> > It's a bit more complicated than that. A "pole" is just a region of
> > concentrated magnetic field lines going into or out of a magnetized
> > object. On the Sun, these can appear and disappear on the timescale
> > of a few days or weeks. (The above sites have more information than
> > I can provide here.) But there are general trends with how the
> > magnetic fields are oriented, and these switch polarity during the
> > different phases of the solar cycle.
The "magnetic" character of these spots is just what people can _see,
gauge or measure_ - like an observable. The spots are simply some type
of paired convergence point in several levels of the underlying field
systems. People and other scientists just happen to call the spots,
"magnetic poles". They are that, but they are _also_ evidence of MORE
than that.
> Are these pairs more or less like the entry and exit points of an
> ellipse "reaching into" the sun?
>
> Also, is the 11/22 earth orbit halving related to things in the sun;
> interactions with the local planets, interactions with the enfolding
> fields the sun interacts with, all or neither?
>
> What's your best guess? I say it is mostly due to enfolding field
> interactions.
Hey Paul!!
Recently, I found the following quote published in the July issue of
JSD,
"...the solar maxima/sunspot/polarity shift cycle
is direct evidence of gravity waves in
our local region".
That's right. Nature and the JSD article both show that gravity waves in
the local region, at this mass-density, have an apparent wavelength of
about 22 Earth orbits, aka, one solar cycle. Cool, huh?

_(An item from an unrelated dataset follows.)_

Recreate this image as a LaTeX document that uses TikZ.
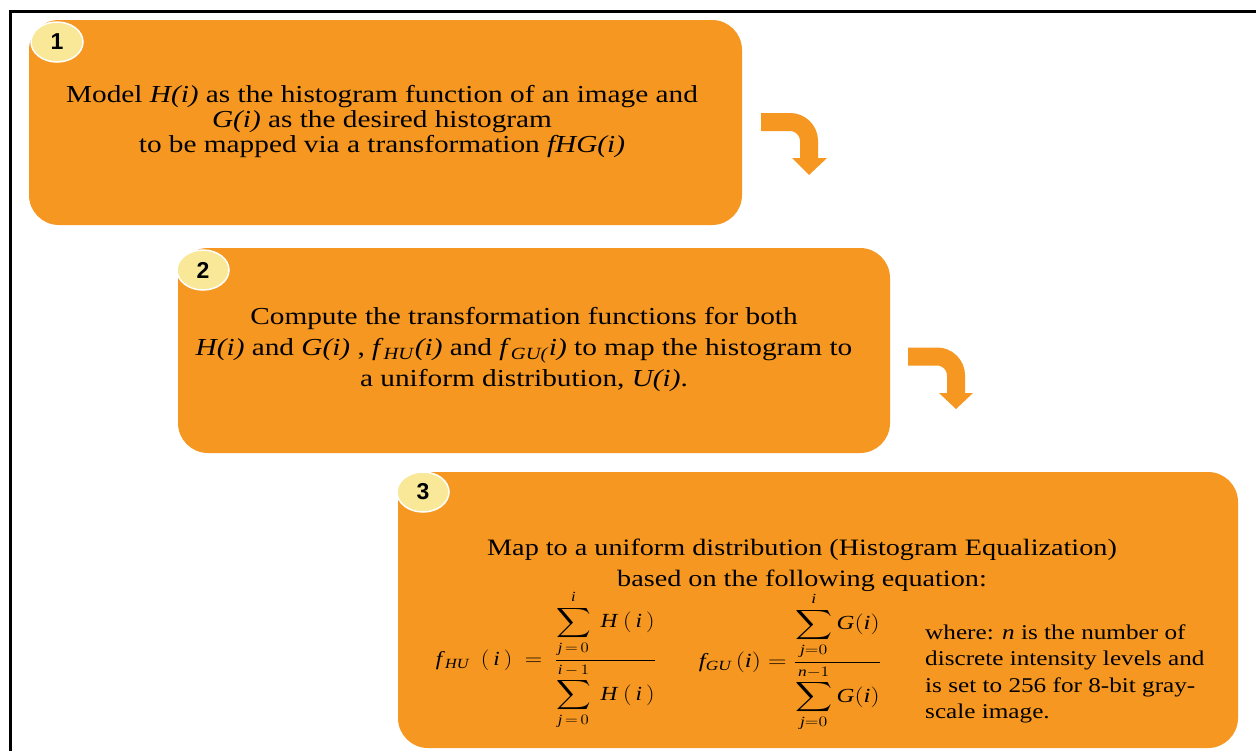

Is this a common association known in this manner to informed
physicists?
It sounds strange at first but then I started seeing the sense in it.
Gravity waves are dynamic. Consider the record etched in the geologic
record. Every 22 light-years, the local field shifts.
Comments are encouraged and welcome.
Thanks for all your help!
Best regards,
Ralph E. Frost
>Recently, I found the following quote published in the July issue of
>JSD,
>
> "...the solar maxima/sunspot/polarity shift cycle
> is direct evidence of gravity waves in
> our local region".
What's the "JSD"? Could you give me a reference for this article?
I'm worried that you or they may be mixing up "gravity waves" and
"gravitational waves". These are completely different phenomena!
1) A "gravity wave" is a wave in the earth's atmosphere, analogous
to a large wave in the ocean, in that the restoring force that
keeps the waves going is the earth's gravity. More generally
one can speak of a gravity wave in the atmosphere of any planet,
or for that matter in the atmosphere of thus sun.
Gravity waves are comparatively easy to study. For some pictures
of gravity waves in the earth's atmosphere see:
http://cimss.ssec.wisc.edu/goes/misc/980319.html
http://whirlwind100.nssl.noaa.gov/~spc/coolimg/gwavepix.htm
2) A "gravitational wave" is a wave in the spacetime metric,
predicted to exist by Einstein's theory of general relativity.
There is no direct evidence for their existence; the main piece
of indirect experiment is the experiment of Hulse and Taylor on
the decay of the orbit of a binary pulsar. Currently people
are building a number of devices in order to detect gravitational
waves.
For the LIGO project to detect gravitational waves, see:
Now, the situation is slightly confused by the tendency for
people to colloquially call gravitational waves "gravity waves",
but the important thing is that we have two utterly different
phenomena here.
I can easily imagine gravity waves in the Sun's atmosphere being
relevant to sunspots. However, I wouldn't get excited about this
as "direct evidence of gravity waves in our local region", unless
I happened to live on the Sun, because we have plenty of easily
visible gravity waves much closer to home! - namely, in the Earth's
atmosphere. So I have trouble imagining that that JSD article
is trying to say, unless they are using "gravity wave" to mean
"gravitational wave".
On the other hand....
I cannot imagine gravitational waves being relevant to sunspots
or the solar cycle! First of all, gravitational waves are far
too weak to have any noticeable effect. Secondly, if they did
have an effect, it would have to be the best-kept secret on the
planet, because lots of people are spending millions of dollars to
detect gravitational waves, and all these people are under the
impression that gravitational waves have not yet been seen.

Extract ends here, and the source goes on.